Оценку возможности (вероятности) удовлетворения потребностей в данный момент и в данной обстановке производит другая система, где главную роль играют передние (лобные) отделы коры и гиппокамп. Для коры важны сигналы высоковероятных событий, в то время как гиппокамп поддерживает реакции и на те сигналы, вероятность подкрепления которых жизненно важными воздействиями невелика.. Посмотрим теперь, что произойдет, если нормальное функционирование этих четырех мозговых структур будет нарушено болезнью вследствие хронического истощения нервной системы, психической травмы,, длительного перенапряжения высшей нервной деятельности каким-либо трудноразрешимым конфликтом.
Усиленная активность гиппокампа обернется, по-видимому, состоянием хронической тревоги, когда любое изменение внешней среды будет восприниматься как сигнал какой-то неясной грозящей субъекту опасности. Нарушение функций миндалины затруднит выделение доминирующей потребности. В результате человек оказывается не в силах сделать выбор между конкурирующими мотивами. Крайняя нерешительность, бесконечные колебания, стремление логически оправдать свою пассивность – таковы вероятные симптомы этого дефекта. Болезненное преобладание гипоталамуса,, напротив, придает актуальной для данной личности потребности неоправданную императивность, эгоистическое навязывание окружающим своих ни с чем не считающихся интересов.
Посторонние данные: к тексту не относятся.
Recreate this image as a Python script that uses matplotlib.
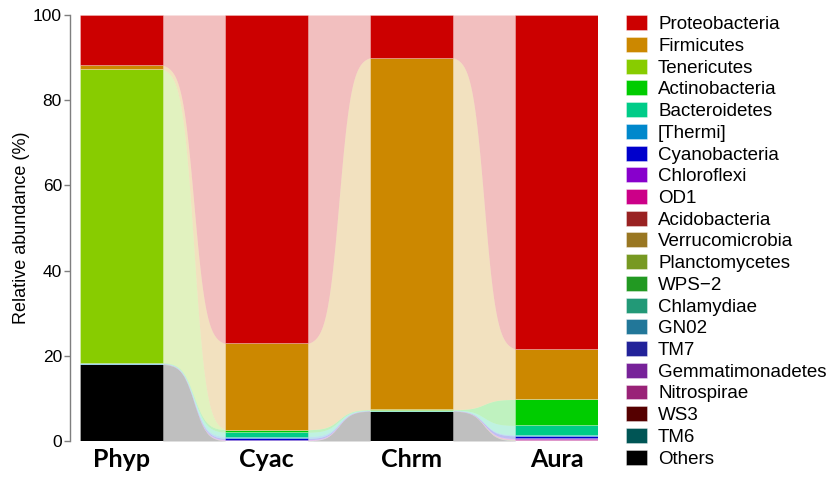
import numpy as np
import matplotlib
matplotlib.use("Agg")
import matplotlib.pyplot as plt
from matplotlib.patches import Patch

plt.rcParams['font.family'] = ['Liberation Sans', 'DejaVu Sans']

# Samples along the x axis
samples = ['Phyp', 'Cyac', 'Chrm', 'Aura']

# Phyla, listed top of the stack first (same as legend order)
phyla = ['Proteobacteria', 'Firmicutes', 'Tenericutes', 'Actinobacteria',
         'Bacteroidetes', '[Thermi]', 'Cyanobacteria', 'Chloroflexi', 'OD1',
         'Acidobacteria', 'Verrucomicrobia', 'Planctomycetes', 'WPS\u22122',
         'Chlamydiae', 'GN02', 'TM7', 'Gemmatimonadetes', 'Nitrospirae',
         'WS3', 'TM6', 'Others']

colors = ['#CC0000', '#CC8800', '#88CC00', '#00CC00', '#00CC88', '#0088CC',
          '#0000CC', '#8800CC', '#CC0088', '#992222', '#997722', '#779922',
          '#229922', '#229977', '#227799', '#222299', '#772299', '#992277',
          '#550000', '#005555', '#000000']

# Relative abundance (%) of each phylum per sample, in phyla order
phyp = [11.8, 0.9, 68.9, 0.1, 0.1, 0.05, 0.05, 0.02, 0.02, 0.02, 0.01, 0.01,
        0.01, 0.01, 0.0, 0.0, 0.0, 0.0, 0.0, 0.0, 18.0]
cyac = [77.1, 20.2, 0.05, 0.6, 1.0, 0.45, 0.3, 0.15, 0.05, 0.02, 0.02, 0.02,
        0.01, 0.01, 0.01, 0.01, 0.0, 0.0, 0.0, 0.0, 0.0]
chrm = [10.0, 82.6, 0.05, 0.1, 0.1, 0.05, 0.05, 0.02, 0.01, 0.01, 0.01, 0.0,
        0.0, 0.0, 0.0, 0.0, 0.0, 0.0, 0.0, 0.0, 7.0]
aura = [78.4, 11.8, 0.05, 6.1, 2.2, 0.25, 0.6, 0.15, 0.1, 0.1, 0.05, 0.05,
        0.03, 0.02, 0.02, 0.01, 0.01, 0.01, 0.0, 0.0, 0.05]

# stack from the bottom: Others first, Proteobacteria last
vals = np.array([phyp, cyac, chrm, aura])[:, ::-1]
cols = colors[::-1]
tops = np.cumsum(vals, axis=1)
bots = tops - vals

fig = plt.figure(figsize=(8.3, 4.78), dpi=100)
ax = fig.add_axes([0.0964, 0.0774, 0.6241, 0.8912])

width = 0.57
x = np.arange(len(samples))

# smooth ribbons joining the same phylum in neighbouring bars
t = np.linspace(0, 1, 200)
k = 10.0
s = 1 / (1 + np.exp(-k * (t - 0.5)))
s = (s - s[0]) / (s[-1] - s[0])
for i in range(len(samples) - 1):
    xs = x[i] + width / 2 + t * (1 - width)
    for j in range(vals.shape[1]):
        lo = bots[i, j] + (bots[i + 1, j] - bots[i, j]) * s
        hi = tops[i, j] + (tops[i + 1, j] - tops[i, j]) * s
        ax.fill_between(xs, lo, hi, color=cols[j], alpha=0.25, lw=0)

# stacked bars
for j in range(vals.shape[1]):
    ax.bar(x, vals[:, j], width=width, bottom=bots[:, j], color=cols[j],
           edgecolor=(1, 1, 1, 0.35), linewidth=0.5)

ax.set_xlim(-0.285, 3.285)
ax.set_ylim(0, 100)
ax.set_yticks([0, 20, 40, 60, 80, 100])
ax.set_xticks(x)
ax.set_xticklabels(samples, fontsize=18, fontweight='bold', family='Lato')
ax.tick_params(axis='x', length=0, pad=5)
ax.tick_params(axis='y', labelsize=12.5, color='#7f7f7f', length=4,
               width=1, pad=2)
ax.set_ylabel('Relative abundance (%)', fontsize=13, labelpad=2)

for side in ['top', 'right', 'bottom']:
    ax.spines[side].set_visible(False)
ax.spines['left'].set_position(('outward', 7))
ax.spines['left'].set_color('#7f7f7f')
ax.spines['left'].set_linewidth(1)

handles = [Patch(facecolor=c, edgecolor=(1, 1, 1, 0.5), linewidth=0.5)
           for c in colors]
fig.legend(handles, phyla, loc='upper left', bbox_to_anchor=(0.754, 0.968),
           frameon=False, fontsize=13.5, handlelength=1.12, handleheight=0.85,
           handletextpad=0.6, labelspacing=0.2, borderaxespad=0, borderpad=0)

fig.savefig('out.png', dpi=100)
В механизме навязчивых действий и мыслей важную роль, вероятно, играет нарушенное функционирование передних отделов новой коры.
Возникает вопрос: не определяют ли эти варианты патологически измененного взаимодействия четырех «стратегических» структур те основные разновидности неврозов, которые давно были выделены клинической практикой? Мы имеем в виду истерию, психастению, неврастению И невроз навязчивых состояний. Более того, не лежат ли нормальные индивидуальные особенности функционирования тех же самых структур в основе типов нервной системы, описанных еще Гиппократом и подтвержденных экспериментами Павлова? Разве меланхолик (слабый тип, по терминологии Павлова) не склонен к нерешительности, тревоге, боязливости при обостренной чувствительности к малозначным сигналам? Разве холерик (сильный, безудержный тип) не одержим стремлением к удовлетворению доминирующей потребности, мало считающейся с одновременно существующими мотивациями? А флегматик (сильный, уравновешенный, инертный тип), чью активность могут пробудить только сигналы очень важных и высоковероятных событий? А сангвиник, с его склонностью к положительным эмоциям, высокой любознательностью и пренебрежением к неудачам?
Разумеется, эти вопросы пока не имеют экспериментально обоснованных ответов. Мы перечислили их в самом конце статьи, чтобы лишний раз подчеркнуть, как мало еще проникла научная мысль в область неосознаваемого психического. Но эта мысль неутомима и бесстрашна. Подобно тому как наши коллеги опускаются все дальше в глубины океана и штурмуют космическую высоту, исследователи мозга ведут поиск в труднодоступных сферах под- и сверхсознания, осуществляя тем самым завет древних мыслителей: «Познай самого себя».